Dataset excerpt »
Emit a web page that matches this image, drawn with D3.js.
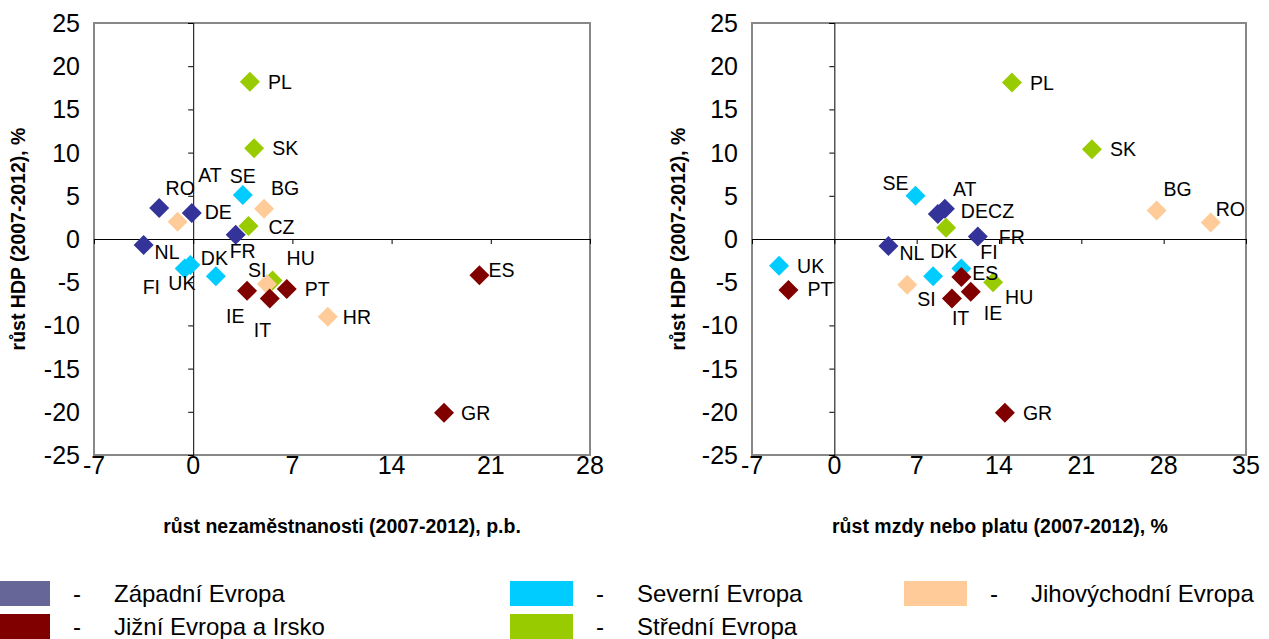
<!DOCTYPE html>
<html><head><meta charset="utf-8">
<script src="https://cdn.jsdelivr.net/npm/d3@7"></script>
<style>body{margin:0;background:#fff}svg{display:block;font-family:Arial,"Liberation Sans",sans-serif}</style>
</head><body>
<svg id="c" width="1269" height="639"></svg>
<script>
// ---- data ----
const groups = ["Západní Evropa","Jižní Evropa a Irsko","Severní Evropa","Střední Evropa","Jihovýchodní Evropa"];
const groupColors = ["#333399","#800000","#00CCFF","#99CC00","#FFCC99"];
const legendColors = ["#666699","#800000","#00CCFF","#99CC00","#FFCC99"];

// left chart: unemployment growth (p.b.) vs GDP growth (%)
const leftCountries = ["PL","SK","AT","RO","SE","BG","DE","CZ","FR","NL","DK","FI","UK","HU","SI","IE","IT","PT","HR","ES","GR"];
const leftGroup     = [3,3,0,4,2,4,0,3,0,0,2,2,2,3,4,1,1,1,4,1,1];
const leftX = [4.0,4.3,-2.4,-1.1,3.5,5.0,-0.1,3.9,3.0,-3.5,1.6,-0.6,-0.2,5.6,5.2,3.8,5.4,6.6,9.5,20.2,17.7];
const leftY = [18.2,10.5,3.6,2.0,5.1,3.5,3.0,1.5,0.5,-0.7,-4.3,-3.4,-3.0,-4.8,-5.2,-6.0,-6.9,-5.8,-9.0,-4.2,-20.1];

// right chart: wage growth (%) vs GDP growth (%)
const rightCountries = ["SE","AT","DE","CZ","FR","NL","DK","FI","ES","UK","PT","SI","IT","IE","HU","PL","SK","BG","RO","GR"];
const rightGroup     = [2,0,0,3,0,0,2,2,1,2,1,4,1,1,3,3,3,4,4,1];
const rightX = [6.9,9.4,8.8,9.5,12.2,4.6,8.4,10.8,10.8,-4.7,-3.9,6.2,10.0,11.6,13.5,15.1,21.9,27.4,32.0,14.5];
const rightY = [5.0,3.5,2.9,1.3,0.3,-0.8,-4.3,-3.4,-4.4,-3.1,-5.9,-5.3,-6.9,-6.1,-5.0,18.1,10.4,3.3,1.9,-20.1];

const leftXTicks = [-7,0,7,14,21,28];
const rightXTicks = [-7,0,7,14,21,28,35];
const yTicks = [-25,-20,-15,-10,-5,0,5,10,15,20,25];

const leftXTitle = "růst nezaměstnanosti (2007-2012), p.b.";
const rightXTitle = "růst mzdy nebo platu (2007-2012), %";
const yTitle = "růst HDP (2007-2012), %";

// label placement (layout only, px offsets from marker)
const leftLabelOffsets = {PL:[18,0],SK:[18,0],AT:[39,-33],RO:[-12,-34],SE:[-13,-19],BG:[7,-21],DE:[13,-1],CZ:[20,1],FR:[-6,16],NL:[11,7],DK:[-15,-18],FI:[-42,19],UK:[-22,18],HU:[14,-22],SI:[-19,-14],IE:[-21,25],IT:[-16,31],PT:[18,0],HR:[15,0],ES:[9,-5],GR:[17,0]};
const rightLabelOffsets = {SE:[-33,-13],AT:[8,-20],DE:[23,-3],CZ:[42,-17],FR:[21,1],NL:[11,7],DK:[-3,-25],FI:[19,-16],ES:[11,-4],UK:[18,0],PT:[19,-1],SI:[10,14],IT:[0,19],IE:[13,21],HU:[12,15],PL:[18,0],SK:[18,0],BG:[7,-21],RO:[5,-14],GR:[18,0]};

const svg = d3.select("#c");

function drawChart(cfg){
  const g = svg.append("g");
  const x = d3.scaleLinear().domain(cfg.xDomain).range([cfg.left, cfg.right]);
  const y = d3.scaleLinear().domain([-25,25]).range([455, 23]);
  g.append("rect").attr("x",cfg.left).attr("y",23).attr("width",cfg.right-cfg.left).attr("height",432)
    .attr("fill","none").attr("stroke","#888").attr("stroke-width",2);
  const xAxis = d3.axisBottom(x).tickValues(cfg.xTicks).tickSize(5).tickFormat("");
  g.append("g").attr("transform",`translate(0,${y(0)})`).call(xAxis)
    .call(s=>{s.select(".domain").attr("stroke","#000");s.selectAll(".tick line").attr("stroke","#000");});
  const yAxis = d3.axisLeft(y).tickValues(yTicks).tickSize(5).tickFormat("");
  g.append("g").attr("transform",`translate(${x(0)},0)`).call(yAxis)
    .call(s=>{s.select(".domain").attr("stroke","#000");s.selectAll(".tick line").attr("stroke","#000");});
  g.selectAll(".xl").data(cfg.xTicks).join("text").attr("x",d=>x(d)).attr("y",474)
    .attr("text-anchor","middle").attr("font-size",25).text(d=>d);
  g.selectAll(".yl").data(yTicks).join("text").attr("x",cfg.left-14).attr("y",d=>y(d)+9)
    .attr("text-anchor","end").attr("font-size",25).text(d=>d);
  g.append("text").attr("x",cfg.titleX).attr("y",533).attr("text-anchor","middle")
    .attr("font-size",19.5).attr("font-weight","bold").text(cfg.xTitle);
  g.append("text").attr("transform",`translate(${cfg.yTitleX},${y(0)}) rotate(-90)`).attr("text-anchor","middle")
    .attr("font-size",19.5).attr("font-weight","bold").text(yTitle);
  const pts = cfg.countries.map((c,i)=>({c, x:cfg.xs[i], y:cfg.ys[i], g:cfg.grp[i]}));
  const sym = d3.symbol(d3.symbolSquare, 200);
  g.selectAll(".pt").data(pts).join("path")
    .attr("d",sym).attr("fill",d=>groupColors[d.g])
    .attr("transform",d=>`translate(${x(d.x)},${y(d.y)}) rotate(45)`);
  g.selectAll(".lb").data(pts).join("text")
    .attr("x",d=>x(d.x)+cfg.off[d.c][0]).attr("y",d=>y(d.y)+cfg.off[d.c][1]+7)
    .attr("font-size",19.5).attr("fill","#000").text(d=>d.c);
}

drawChart({xDomain:[-7,28],left:94,right:590,xTicks:leftXTicks,countries:leftCountries,xs:leftX,ys:leftY,grp:leftGroup,off:leftLabelOffsets,xTitle:leftXTitle,titleX:342,yTitleX:25});
drawChart({xDomain:[-7,35],left:752,right:1246,xTicks:rightXTicks,countries:rightCountries,xs:rightX,ys:rightY,grp:rightGroup,off:rightLabelOffsets,xTitle:rightXTitle,titleX:1000,yTitleX:685});

// legend
const legOrder = [0,2,4,1,3];
const legX = [-13,510,904];
const legY = [581,614];
legOrder.forEach((gi,k)=>{
  const col = k<3 ? k : k-3, row = k<3 ? 0 : 1;
  const lx = legX[col], ly = legY[row];
  svg.append("rect").attr("x",lx).attr("y",ly).attr("width",63).attr("height",25).attr("fill",legendColors[gi]);
  svg.append("text").attr("x",lx+86).attr("y",ly+21).attr("font-size",24).text("-");
  svg.append("text").attr("x",lx+127).attr("y",ly+21).attr("font-size",24).text(groups[gi]);
});
</script>
</body></html>
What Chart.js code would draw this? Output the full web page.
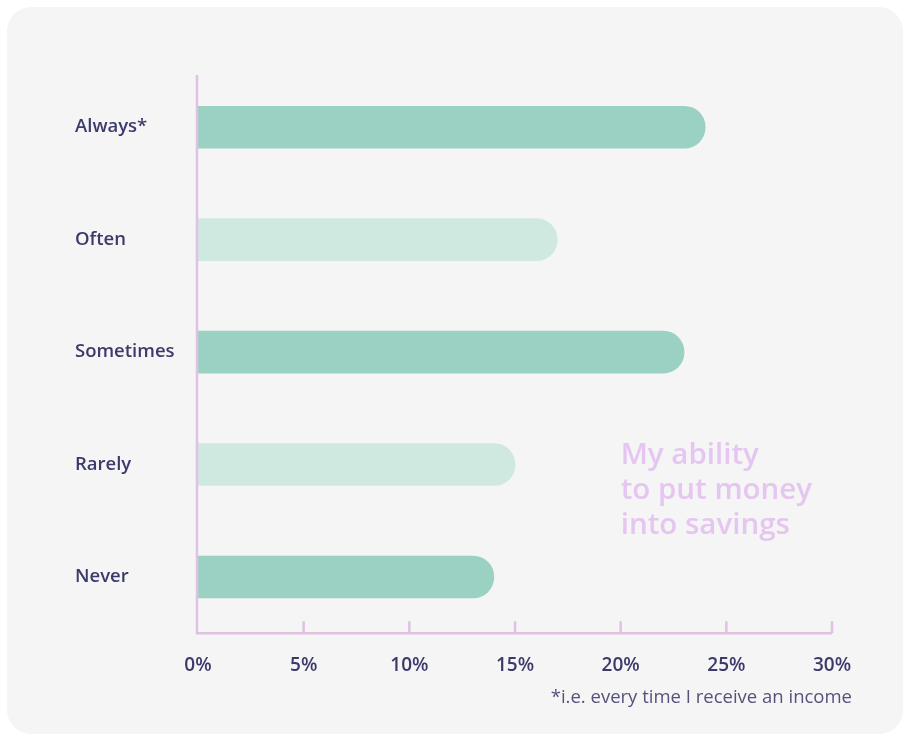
<!DOCTYPE html>
<html>
<head>
<meta charset="utf-8">
<script src="https://cdn.jsdelivr.net/npm/chart.js@4"></script>
<style>
  html, body { margin: 0; padding: 0; background: #ffffff; }
  #wrap { position: relative; width: 906px; height: 736px; }
  #card { position: absolute; left: 7px; top: 7px; width: 896px; height: 727px; background: #f5f5f5; border-radius: 24px; }
  canvas { position: absolute; left: 0; top: 0; }
</style>
</head>
<body>
<div id="wrap">
  <div id="card"></div>
  <canvas id="c" width="906" height="736"></canvas>
</div>
<script>
const categories = ["Always*", "Often", "Sometimes", "Rarely", "Never"];
const values = [24, 17, 23, 15, 14];
const barColors = ["#9bd1c3", "#cfe8e0", "#9bd1c3", "#cfe8e0", "#9bd1c3"];
const tickValues = [0, 5, 10, 15, 20, 25, 30];
const annotationLines = ["My ability", "to put money", "into savings"];
const footnote = "*i.e. every time I receive an income";

const FONT = "'Open Sans', 'Lato', sans-serif";
const LABEL_COLOR = "#3c3a6b";
const AXIS_COLOR = "#dfc2e2";

const decor = {
  id: 'decor',
  afterDraw(chart) {
    const ctx = chart.ctx;
    const xs = chart.scales.x, ys = chart.scales.y;
    const area = chart.chartArea;
    ctx.save();
    ctx.strokeStyle = AXIS_COLOR;
    ctx.lineWidth = 2.5;
    ctx.beginPath();
    ctx.moveTo(area.left - 1, area.top + 4);
    ctx.lineTo(area.left - 1, area.bottom);
    ctx.lineTo(xs.getPixelForValue(30), area.bottom);
    ctx.stroke();
    tickValues.forEach(v => {
      if (v === 0) return;
      const px = xs.getPixelForValue(v);
      ctx.beginPath();
      ctx.moveTo(px, area.bottom);
      ctx.lineTo(px, area.bottom - 12);
      ctx.stroke();
    });
    ctx.fillStyle = "#e5c6f1";
    ctx.font = "600 29.5px " + FONT;
    ctx.textAlign = "left";
    ctx.textBaseline = "middle";
    const ax = xs.getPixelForValue(20);
    const ay = ys.getPixelForValue(3) - 9;
    annotationLines.forEach((t, i) => ctx.fillText(t, ax, ay + i * 35));
    ctx.fillStyle = "#55537c";
    ctx.font = "400 18.5px " + FONT;
    ctx.textAlign = "right";
    ctx.fillText(footnote, xs.getPixelForValue(30) + 20, area.bottom + 65);
    ctx.restore();
  }
};

new Chart(document.getElementById('c'), {
  type: 'bar',
  data: {
    labels: categories,
    datasets: [{
      data: values,
      backgroundColor: barColors,
      barThickness: 42,
      borderRadius: { topRight: 21, bottomRight: 21, topLeft: 0, bottomLeft: 0 },
      borderSkipped: false
    }]
  },
  options: {
    indexAxis: 'y',
    responsive: false,
    animation: false,
    layout: { padding: { left: 75, right: 74, top: 71, bottom: 38 } },
    plugins: { legend: { display: false }, tooltip: { enabled: false } },
    scales: {
      x: {
        min: 0, max: 30,
        afterBuildTicks(scale) { scale.ticks = tickValues.map(v => ({ value: v })); },
        grid: { display: false, drawTicks: false },
        border: { display: false },
        ticks: {
          padding: 21,
          color: LABEL_COLOR,
          font: { family: FONT, size: 19, weight: '600' },
          callback: v => v + '%'
        }
      },
      y: {
        afterFit(scale) { scale.width = 123; },
        grid: { display: false, drawTicks: false },
        border: { display: false },
        ticks: {
          crossAlign: 'far',
          padding: 0,
          color: LABEL_COLOR,
          font: { family: FONT, size: 18.5, weight: '600' }
        }
      }
    }
  },
  plugins: [decor]
});
</script>
</body>
</html>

EXERCISE DETAILS »
Extract all lines from the data in which "this" is found.

SOLUTION BELOW »
Emit a web page that matches this image, drawn with D3.js.
What Chart.js code would draw this? Output the full web page.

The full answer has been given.